Charts and diagrams as code
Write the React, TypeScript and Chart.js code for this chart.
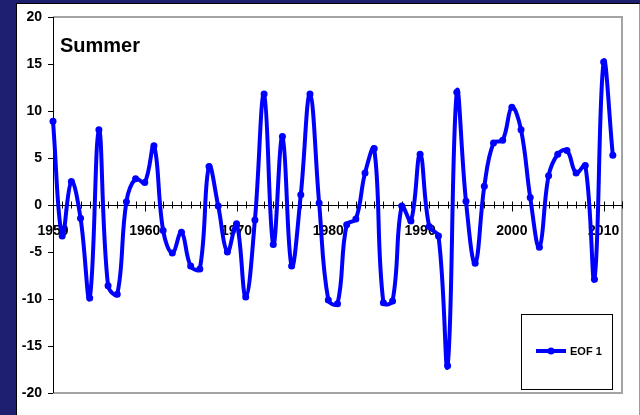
import { useEffect, useRef } from 'react';
import { Chart, registerables } from 'chart.js';

Chart.register(...registerables);

// Years on the category axis (the axis runs one year past the last value)
const years: string[] = [
  '1950', '1951', '1952', '1953', '1954', '1955', '1956', '1957', '1958', '1959',
  '1960', '1961', '1962', '1963', '1964', '1965', '1966', '1967', '1968', '1969',
  '1970', '1971', '1972', '1973', '1974', '1975', '1976', '1977', '1978', '1979',
  '1980', '1981', '1982', '1983', '1984', '1985', '1986', '1987', '1988', '1989',
  '1990', '1991', '1992', '1993', '1994', '1995', '1996', '1997', '1998', '1999',
  '2000', '2001', '2002', '2003', '2004', '2005', '2006', '2007', '2008', '2009',
  '2010', '2011', '2012',
];

// First EOF amplitude, summer season
const eof1: (number | null)[] = [
  8.9, -3.3, 2.5, -1.4, -9.9, 8.0, -8.6, -9.5, 0.35, 2.8,
  2.4, 6.3, -2.7, -5.1, -2.9, -6.5, -6.8, 4.1, -0.1, -5.0,
  -2.0, -9.8, -1.6, 11.8, -4.2, 7.3, -6.5, 1.1, 11.8, 0.2,
  -10.1, -10.5, -2.1, -1.5, 3.4, 6.0, -10.4, -10.2, -0.1, -1.7,
  5.4, -2.3, -3.3, -17.1, 12.0, 0.4, -6.2, 2.0, 6.6, 6.9,
  10.4, 8.0, 0.8, -4.5, 3.1, 5.4, 5.8, 3.4, 4.2, -7.9,
  15.2, 5.3, null,
];

const yTicks = { min: -20, max: 20, step: 5 };
const seriesLabel = 'EOF 1';
const panelTitle = 'Summer';

const FONT = '"Liberation Sans", Arial, sans-serif';
const BLUE = '#0000ff';

// Plot frame, the zero axis with its crossing tick marks
const axesPlugin = {
  id: 'axesFrame',
  beforeDatasetsDraw(chart: any) {
    const { ctx, chartArea: a, scales } = chart;
    const xs = scales.x;
    const ys = scales.y;
    ctx.save();
    ctx.strokeStyle = '#a3a3a3';
    ctx.lineWidth = 2;
    ctx.beginPath();
    ctx.moveTo(a.left, a.top);
    ctx.lineTo(a.right, a.top);
    ctx.lineTo(a.right, a.bottom);
    ctx.lineTo(a.left, a.bottom);
    ctx.stroke();

    const y0 = Math.round(ys.getPixelForValue(0)) + 0.5;
    ctx.strokeStyle = '#000';
    ctx.lineWidth = 1;
    ctx.beginPath();
    ctx.moveTo(a.left, y0);
    ctx.lineTo(a.right, y0);
    for (let i = 0; i < years.length; i++) {
      const px = Math.round(xs.getPixelForValue(i)) + 0.5;
      const major = Number(years[i]) % 10 === 0;
      ctx.moveTo(px, y0 - 4);
      ctx.lineTo(px, y0 + (major ? 6 : 3));
    }
    ctx.stroke();

    // left value axis line
    ctx.beginPath();
    ctx.moveTo(a.left + 0.5, a.top);
    ctx.lineTo(a.left + 0.5, a.bottom);
    ctx.stroke();
    ctx.restore();
  },
  afterDraw(chart: any) {
    const { ctx, chartArea: a } = chart;
    ctx.save();
    // panel title
    ctx.fillStyle = '#000';
    ctx.font = `bold 20px ${FONT}`;
    ctx.textAlign = 'left';
    ctx.textBaseline = 'alphabetic';
    ctx.fillText(panelTitle, a.left + 7, a.top + 35);

    // legend box in the lower right corner
    const bx = a.right - 101;
    const by = a.bottom - 79;
    const bw = 91;
    const bh = 75;
    ctx.fillStyle = '#fff';
    ctx.fillRect(bx, by, bw, bh);
    ctx.strokeStyle = '#000';
    ctx.lineWidth = 1;
    ctx.strokeRect(bx + 0.5, by + 0.5, bw, bh);
    const ly = by + 37;
    ctx.strokeStyle = BLUE;
    ctx.lineWidth = 4;
    ctx.beginPath();
    ctx.moveTo(bx + 15, ly);
    ctx.lineTo(bx + 45, ly);
    ctx.stroke();
    ctx.fillStyle = BLUE;
    ctx.beginPath();
    ctx.arc(bx + 30, ly, 3.5, 0, Math.PI * 2);
    ctx.fill();
    ctx.fillStyle = '#000';
    ctx.font = `bold 11px ${FONT}`;
    ctx.textBaseline = 'middle';
    ctx.fillText(seriesLabel, bx + 49, ly + 1);
    ctx.restore();
  },
};

export default function App() {
  const canvasRef = useRef<HTMLCanvasElement | null>(null);

  useEffect(() => {
    document.body.style.margin = '0';
    const canvas = canvasRef.current;
    if (!canvas) return;
    const chart = new Chart(canvas, {
      type: 'line',
      data: {
        labels: years,
        datasets: [
          {
            label: seriesLabel,
            data: eof1,
            borderColor: BLUE,
            backgroundColor: BLUE,
            borderWidth: 4,
            tension: 0.4,
            pointRadius: 3.5,
            pointBorderWidth: 0,
            pointBackgroundColor: BLUE,
            fill: false,
          },
        ],
      },
      options: {
        responsive: false,
        animation: false,
        devicePixelRatio: 1,
        layout: { padding: { left: 0, top: 17, right: 17, bottom: 22 } },
        plugins: {
          legend: { display: false },
          tooltip: { enabled: false },
          title: { display: false },
        },
        scales: {
          x: {
            type: 'category',
            position: { y: 0 } as any,
            offset: false,
            grid: { display: false, drawTicks: false },
            border: { display: false },
            ticks: {
              autoSkip: false,
              maxRotation: 0,
              minRotation: 0,
              padding: 18,
              color: '#000',
              font: { family: FONT, size: 14, weight: 'bold' },
              callback: (_v: any, i: number) =>
                Number(years[i]) % 10 === 0 ? years[i] : '',
            },
          },
          y: {
            type: 'linear',
            position: 'left',
            min: yTicks.min,
            max: yTicks.max,
            afterFit: (scale: any) => {
              scale.width = 53;
            },
            grid: {
              display: true,
              drawOnChartArea: false,
              drawTicks: true,
              tickLength: 5,
              color: '#000',
            },
            border: { display: true, color: '#000', width: 1 },
            ticks: {
              stepSize: yTicks.step,
              padding: 6,
              color: '#000',
              font: { family: FONT, size: 14, weight: 'bold' },
            },
          },
        },
      },
      plugins: [axesPlugin],
    });
    return () => chart.destroy();
  }, []);

  return (
    <div
      style={{
        position: 'fixed',
        left: 0,
        top: 0,
        width: 640,
        height: 415,
        background: '#1f1f70',
        overflow: 'hidden',
      }}
    >
      <div
        style={{
          position: 'absolute',
          left: 16,
          top: 3,
          width: 622,
          height: 420,
          background: '#fff',
          borderTop: '1px solid #000',
          borderLeft: '1px solid #000',
          borderRight: '2px solid #9a9a9a',
        }}
      />
      <canvas
        ref={canvasRef}
        width={640}
        height={415}
        style={{ position: 'absolute', left: 0, top: 0, width: 640, height: 415 }}
      />
    </div>
  );
}
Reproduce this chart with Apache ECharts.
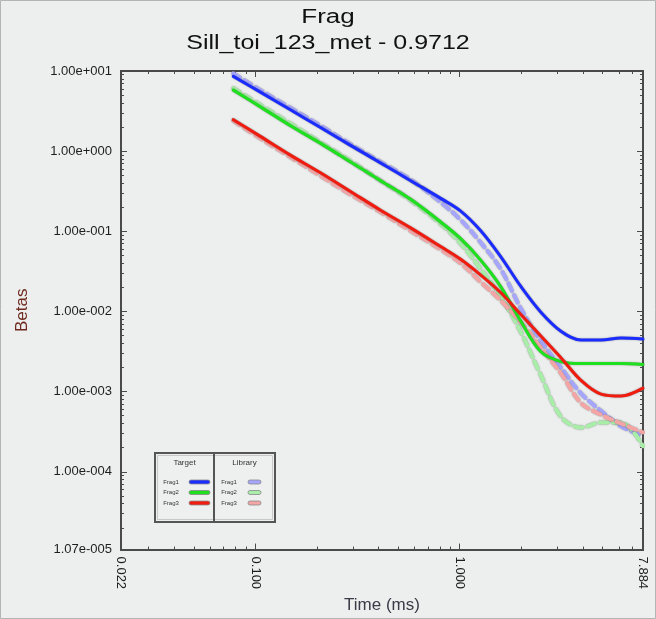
<!DOCTYPE html>
<html><head><meta charset="utf-8">
<script src="https://cdn.jsdelivr.net/npm/echarts@6/dist/echarts.min.js"></script>
<style>html,body{margin:0;padding:0;background:#edefee}#c{width:656px;height:619px}</style>
</head><body><div id="c"></div><script>
// ---- data ----
const titleLine1 = 'Frag';
const titleLine2 = 'Sill_toi_123_met - 0.9712';
const xName = 'Time (ms)';
const yName = 'Betas';
const xMin = 0.022, xMax = 7.884;
const yMin = 1.07e-5, yMax = 10;
const xLabelValues = [0.022, 0.1, 1, 7.884];
const yLabelValues = [1.07e-5, 1e-4, 1e-3, 1e-2, 1e-1, 1, 10];
const xMajorTicks = [0.1, 1];
const xMinorTicks = [0.03, 0.04, 0.05, 0.06, 0.07, 0.08, 0.09, 0.2, 0.3, 0.4, 0.5, 0.6, 0.7, 0.8, 0.9, 2, 3, 4, 5, 6, 7];
const yMajorTicks = [1e-4, 1e-3, 1e-2, 1e-1, 1, 10];
const yMinorTicks = [
  2e-5, 3e-5, 4e-5, 5e-5, 6e-5, 7e-5, 8e-5, 9e-5,
  2e-4, 3e-4, 4e-4, 5e-4, 6e-4, 7e-4, 8e-4, 9e-4,
  2e-3, 3e-3, 4e-3, 5e-3, 6e-3, 7e-3, 8e-3, 9e-3,
  0.02, 0.03, 0.04, 0.05, 0.06, 0.07, 0.08, 0.09,
  0.2, 0.3, 0.4, 0.5, 0.6, 0.7, 0.8, 0.9,
  2, 3, 4, 5, 6, 7, 8, 9];
const seriesNames = ['Frag1', 'Frag2', 'Frag3'];
const xTime = [0.078, 0.1058, 0.1484, 0.2083, 0.2922, 0.4101, 0.5752, 0.807, 1.011, 1.267, 1.589, 1.991, 2.495, 3.127, 3.919, 4.912, 6.155, 7.88];
const targetFrag1 = [8.56, 5.45, 3.28, 1.97, 1.18, 0.713, 0.428, 0.2576, 0.1785, 0.1014, 0.048, 0.0205, 0.0098, 0.00568, 0.00441, 0.00441, 0.00466, 0.00453];
const targetFrag2 = [5.77, 3.57, 2.08, 1.25, 0.733, 0.428, 0.2505, 0.1308, 0.0809, 0.0435, 0.0203, 0.00754, 0.00314, 0.00237, 0.00224, 0.00224, 0.00224, 0.00218];
const targetFrag3 = [2.47, 1.528, 0.893, 0.537, 0.314, 0.1835, 0.1104, 0.0645, 0.0447, 0.0284, 0.0171, 0.00919, 0.00494, 0.00265, 0.001384, 0.000932, 0.000881, 0.001104];
const libraryFrag1 = [9.32, 5.77, 3.47, 2.08, 1.219, 0.733, 0.441, 0.23, 0.1384, 0.0723, 0.0337, 0.01088, 0.00428, 0.002, 0.00095, 0.000575, 0.00037, 0.00028];
const libraryFrag2 = [6.10, 3.77, 2.21, 1.289, 0.754, 0.428, 0.2435, 0.1236, 0.0702, 0.0337, 0.01528, 0.00553, 0.00159, 0.000487, 0.000357, 0.000411, 0.000411, 0.000208];
const libraryFrag3 = [2.40, 1.444, 0.844, 0.493, 0.288, 0.1735, 0.1014, 0.0593, 0.0399, 0.0233, 0.01365, 0.00733, 0.00352, 0.00169, 0.000722, 0.000515, 0.0004, 0.00031];

// ---- styles ----
const targetColors = ['#1a2cff', '#1ee01e', '#f01c10'];
const libraryColors = ['#a6a6ff', '#a8eea8', '#f4a6a6'];
const lineCol = '#4a4a4a';
const FONT = 'Liberation Sans, Arial, sans-serif';
const labelFont = { color: '#1e1e1e', fontSize: 13, fontFamily: FONT };

function expFmt(v) {
  const s = Number(v).toExponential(2);
  const m = s.match(/^(.*)e([+-])(\d+)$/);
  return m[1] + 'e' + m[2] + m[3].padStart(3, '0');
}

function makeX(pos, ticks, len, withLabel) {
  return {
    type: 'log', position: pos, min: xMin, max: xMax,
    axisLine: { show: true, onZero: false, lineStyle: { color: lineCol, width: 2 } },
    axisTick: { show: true, inside: true, length: len, customValues: ticks, lineStyle: { color: lineCol, width: 1 } },
    axisLabel: Object.assign({ show: withLabel, customValues: xLabelValues, rotate: -90, margin: 7,
      formatter: v => Number(v).toFixed(3) }, labelFont),
    splitLine: { show: false },
    name: withLabel ? xName : '', nameLocation: 'middle', nameGap: 40,
    nameTextStyle: { color: '#3a3a48', fontSize: 17, fontFamily: FONT }
  };
}
function makeY(pos, ticks, len, withLabel) {
  return {
    type: 'log', position: pos, min: yMin, max: yMax,
    axisLine: { show: true, onZero: false, lineStyle: { color: lineCol, width: 2 } },
    axisTick: { show: true, inside: true, length: len, customValues: ticks, lineStyle: { color: lineCol, width: 1 } },
    axisLabel: Object.assign({ show: withLabel, customValues: yLabelValues, margin: 9, formatter: expFmt }, labelFont),
    splitLine: { show: false },
    name: withLabel ? yName : '', nameLocation: 'middle', nameGap: 90,
    nameTextStyle: { color: '#6e2a1e', fontSize: 17, fontFamily: FONT }
  };
}

function mk(name, vals, color, lib) {
  return {
    type: 'line', name: name, xAxisIndex: 0, yAxisIndex: 0,
    data: xTime.map((x, i) => [x, vals[i]]),
    showSymbol: false, symbol: 'none', smooth: 0.35, z: lib ? 2 : 3,
    lineStyle: lib
      ? { color: color, width: 4, type: [8, 5], cap: 'round', shadowColor: 'rgba(70,70,70,0.6)', shadowBlur: 1.5 }
      : { color: color, width: 3, cap: 'round', shadowColor: 'rgba(70,70,70,0.6)', shadowBlur: 1.5 },
    emphasis: { disabled: true }
  };
}

const series = [
  mk(seriesNames[0] + ' (Library)', libraryFrag1, libraryColors[0], true),
  mk(seriesNames[1] + ' (Library)', libraryFrag2, libraryColors[1], true),
  mk(seriesNames[2] + ' (Library)', libraryFrag3, libraryColors[2], true),
  mk(seriesNames[0], targetFrag1, targetColors[0], false),
  mk(seriesNames[1], targetFrag2, targetColors[1], false),
  mk(seriesNames[2], targetFrag3, targetColors[2], false)
];

// legend box (graphic)
const LX = 155, LY = 453, LW = 120, LH = 69, DIV = 214;
const legendEls = [
  { type: 'rect', shape: { x: LX, y: LY, width: LW, height: LH }, style: { fill: '#eef0ef', stroke: '#555', lineWidth: 2 } },
  { type: 'rect', shape: { x: LX + 2.5, y: LY + 2.5, width: LW - 5, height: LH - 5 }, style: { fill: 'none', stroke: '#c8c8c8', lineWidth: 1 } },
  { type: 'line', shape: { x1: DIV, y1: LY, x2: DIV, y2: LY + LH }, style: { stroke: '#555', lineWidth: 2 } },
  { type: 'text', x: (LX + DIV) / 2, y: LY + 10, style: { text: 'Target', fill: '#333', font: '8px ' + FONT, align: 'center', verticalAlign: 'middle' } },
  { type: 'text', x: (DIV + LX + LW) / 2, y: LY + 10, style: { text: 'Library', fill: '#333', font: '8px ' + FONT, align: 'center', verticalAlign: 'middle' } }
];
seriesNames.forEach((n, i) => {
  const y = LY + 29 + i * 10.5;
  legendEls.push({ type: 'text', x: LX + 16, y: y, style: { text: n, fill: '#333', font: '6px ' + FONT, align: 'center', verticalAlign: 'middle' } });
  legendEls.push({ type: 'rect', shape: { x: LX + 34, y: y - 2, width: 21, height: 4, r: 2 }, style: { fill: targetColors[i], stroke: '#888', lineWidth: 0.8 } });
  legendEls.push({ type: 'text', x: DIV + 15, y: y, style: { text: n, fill: '#333', font: '6px ' + FONT, align: 'center', verticalAlign: 'middle' } });
  legendEls.push({ type: 'rect', shape: { x: DIV + 34, y: y - 2, width: 13, height: 4, r: 2 }, style: { fill: libraryColors[i], stroke: '#888', lineWidth: 0.8 } });
});

const option = {
  backgroundColor: '#edefee',
  animation: false,
  grid: { left: 121, right: 13, top: 71, bottom: 64, containLabel: false },
  xAxis: [
    makeX('bottom', xMajorTicks, 6, true),
    makeX('bottom', xMinorTicks, 3, false),
    makeX('top', xMajorTicks, 6, false),
    makeX('top', xMinorTicks, 3, false)
  ],
  yAxis: [
    makeY('left', yMajorTicks, 6, true),
    makeY('left', yMinorTicks, 3, false),
    makeY('right', yMajorTicks, 6, false),
    makeY('right', yMinorTicks, 3, false)
  ],
  series: series,
  graphic: [
    { type: 'rect', shape: { x: 0.5, y: 0.5, width: 655, height: 618 }, style: { fill: 'none', stroke: '#b4b4b4', lineWidth: 1 }, z: 100 },
    { type: 'text', x: 328, y: 17, scaleX: 1.3,
      style: { text: titleLine1, fill: '#111', font: '20px ' + FONT, align: 'center', verticalAlign: 'middle' } },
    { type: 'text', x: 328, y: 43, scaleX: 1.25,
      style: { text: titleLine2, fill: '#111', font: '20px ' + FONT, align: 'center', verticalAlign: 'middle' } },
    { type: 'group', children: legendEls, z: 100 }
  ]
};
const chart = echarts.init(document.getElementById('c'), null, { renderer: 'canvas' });
chart.setOption(option);
</script></body></html>
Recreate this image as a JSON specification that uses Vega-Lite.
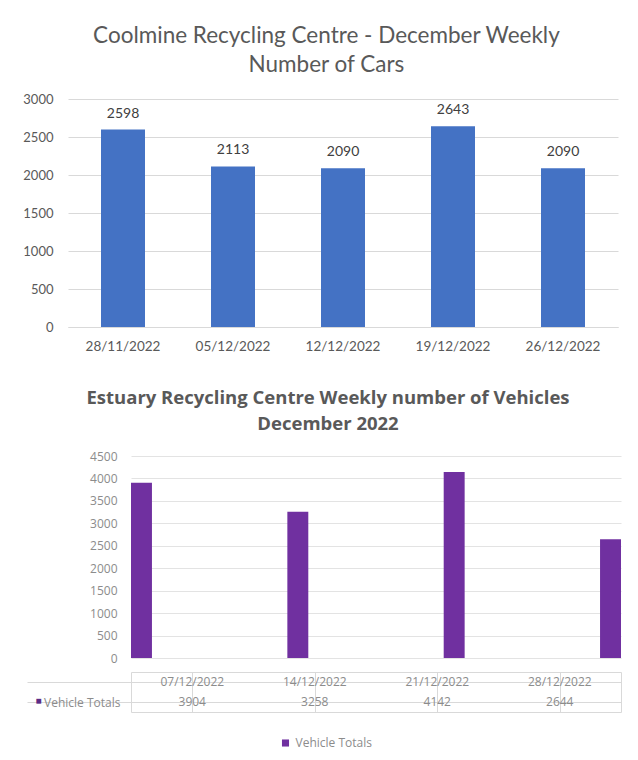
{
  "$schema": "https://vega.github.io/schema/vega-lite/v6.json",
  "padding": {"left": 22, "top": 24, "right": 0, "bottom": 0},
  "background": "white",
  "config": {
    "font": "Lato",
    "view": {"stroke": null},
    "legend": {"symbolType": "square"}
  },
  "spacing": 3,
  "datasets": {
    "coolmine": [
      {"week": "28/11/2022", "cars": 2598},
      {"week": "05/12/2022", "cars": 2113},
      {"week": "12/12/2022", "cars": 2090},
      {"week": "19/12/2022", "cars": 2643},
      {"week": "26/12/2022", "cars": 2090}
    ],
    "estuary": [
      {"week": "07/12/2022", "series": "Vehicle Totals", "vehicles": 3904},
      {"week": "14/12/2022", "series": "Vehicle Totals", "vehicles": 3258},
      {"week": "21/12/2022", "series": "Vehicle Totals", "vehicles": 4142},
      {"week": "28/12/2022", "series": "Vehicle Totals", "vehicles": 2644}
    ]
  },
  "vconcat": [
    {
      "width": 550,
      "height": 228,
      "title": {
        "text": ["Coolmine Recycling Centre - December Weekly", "Number of Cars"],
        "font": "Lato",
        "fontSize": 22.5,
        "fontWeight": "normal",
        "color": "#595959",
        "lineHeight": 29,
        "offset": 17,
        "dx": 6,
        "anchor": "middle",
        "frame": "bounds"
      },
      "data": {"name": "coolmine"},
      "encoding": {
        "x": {
          "field": "week",
          "type": "nominal",
          "sort": null,
          "scale": {"paddingInner": 0.6, "paddingOuter": 0.3},
          "axis": {
            "title": null,
            "labelAngle": 0,
            "ticks": false,
            "domainColor": "#d9d9d9",
            "labelColor": "#595959",
            "labelFontSize": 13.5,
            "labelPadding": 12,
            "minExtent": 58,
            "maxExtent": 58
          }
        },
        "y": {
          "field": "cars",
          "type": "quantitative",
          "scale": {"domain": [0, 3000]},
          "axis": {
            "title": null,
            "values": [0, 500, 1000, 1500, 2000, 2500, 3000],
            "format": "d",
            "ticks": false,
            "domain": false,
            "gridColor": "#d9d9d9",
            "labelColor": "#595959",
            "labelFontSize": 13,
            "labelPadding": 15,
            "minExtent": 41,
            "maxExtent": 41
          }
        }
      },
      "layer": [
        {"mark": {"type": "bar", "color": "#4472C4"}},
        {
          "mark": {"type": "text", "dy": -16, "fontSize": 14, "color": "#404040"},
          "encoding": {"text": {"field": "cars", "type": "quantitative", "format": "d"}}
        }
      ]
    },
    {
      "bounds": "flush",
      "spacing": 10,
      "hconcat": [
        {
          "width": 53,
          "height": 1,
          "data": {"values": []},
          "mark": "point"
        },
        {
          "spacing": 7,
          "vconcat": [
            {
              "width": 490,
              "height": 202,
              "title": {
                "text": ["Estuary Recycling Centre Weekly number of Vehicles", "December 2022"],
                "font": "Open Sans",
                "fontSize": 18.5,
                "fontWeight": "bold",
                "color": "#595959",
                "lineHeight": 26,
                "offset": 17,
                "dx": 4,
                "anchor": "middle",
                "frame": "bounds"
              },
              "data": {"name": "estuary"},
              "mark": {"type": "bar"},
              "encoding": {
                "x": {
                  "field": "week",
                  "type": "nominal",
                  "sort": null,
                  "scale": {"paddingInner": 0.866, "paddingOuter": 0},
                  "axis": null
                },
                "y": {
                  "field": "vehicles",
                  "type": "quantitative",
                  "scale": {"domain": [0, 4500]},
                  "axis": {
                    "title": null,
                    "values": [0, 500, 1000, 1500, 2000, 2500, 3000, 3500, 4000, 4500],
                    "format": "d",
                    "ticks": false,
                    "domain": false,
                    "gridColor": "#e3e3e3",
                    "labelColor": "#8c8c8c",
                    "labelFont": "Open Sans",
                    "labelFontSize": 12,
                    "labelPadding": 14,
                    "minExtent": 104,
                    "maxExtent": 104
                  }
                },
                "color": {
                  "field": "series",
                  "type": "nominal",
                  "scale": {"range": ["#7030A0"]},
                  "legend": {
                    "title": null,
                    "orient": "none",
                    "legendX": 211.5,
                    "legendY": 638,
                    "symbolSize": 50,
                    "symbolStrokeWidth": 0,
                    "labelFont": "Open Sans",
                    "labelFontSize": 12,
                    "labelColor": "#8c8c8c"
                  }
                }
              }
            },
            {
              "width": 490,
              "height": 40,
              "data": {"name": "estuary"},
              "view": {"stroke": "#d9d9d9"},
              "encoding": {
                "x": {
                  "field": "week",
                  "type": "nominal",
                  "sort": null,
                  "scale": {"paddingInner": 0, "paddingOuter": 0},
                  "axis": {
                    "title": null,
                    "labels": false,
                    "ticks": false,
                    "domain": false,
                    "grid": true,
                    "bandPosition": 0,
                    "gridColor": "#d9d9d9"
                  }
                }
              },
              "layer": [
                {
                  "mark": {"type": "text", "font": "Open Sans", "fontSize": 12, "color": "#8c8c8c"},
                  "encoding": {
                    "text": {"field": "week"},
                    "y": {
                      "datum": "Date",
                      "type": "nominal",
                      "scale": {"domain": ["Date", "Vehicle Totals"], "paddingInner": 0, "paddingOuter": 0},
                      "axis": {
                        "title": "■",
                        "titleAngle": 0,
                        "titleX": -93,
                        "titleY": 28,
                        "titleAlign": "center",
                        "titleBaseline": "middle",
                        "titleColor": "#5B2C86",
                        "titleFontSize": 10,
                        "labelExpr": "datum.value == 'Vehicle Totals' ? datum.value : ''",
                        "tickSize": 104,
                        "tickColor": "#d9d9d9",
                        "bandPosition": 1,
                        "labelPadding": -93,
                        "domain": false,
                        "grid": true,
                        "gridColor": "#d9d9d9",
                        "labelColor": "#8c8c8c",
                        "labelFont": "Open Sans",
                        "labelFontSize": 12
                      }
                    }
                  }
                },
                {
                  "mark": {"type": "text", "font": "Open Sans", "fontSize": 12, "color": "#8c8c8c"},
                  "encoding": {
                    "text": {"field": "vehicles", "type": "quantitative", "format": "d"},
                    "y": {"datum": "Vehicle Totals", "type": "nominal"}
                  }
                }
              ]
            }
          ]
        }
      ]
    }
  ]
}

*Task to complete*:
Look through the data above. Each line containing the word "this" needs to be copied.

*Correct output*:
Write the React, TypeScript and Chart.js code for this chart.
Reproduce this chart with Apache ECharts.
Recreate this image as a JSON specification that uses Vega-Lite.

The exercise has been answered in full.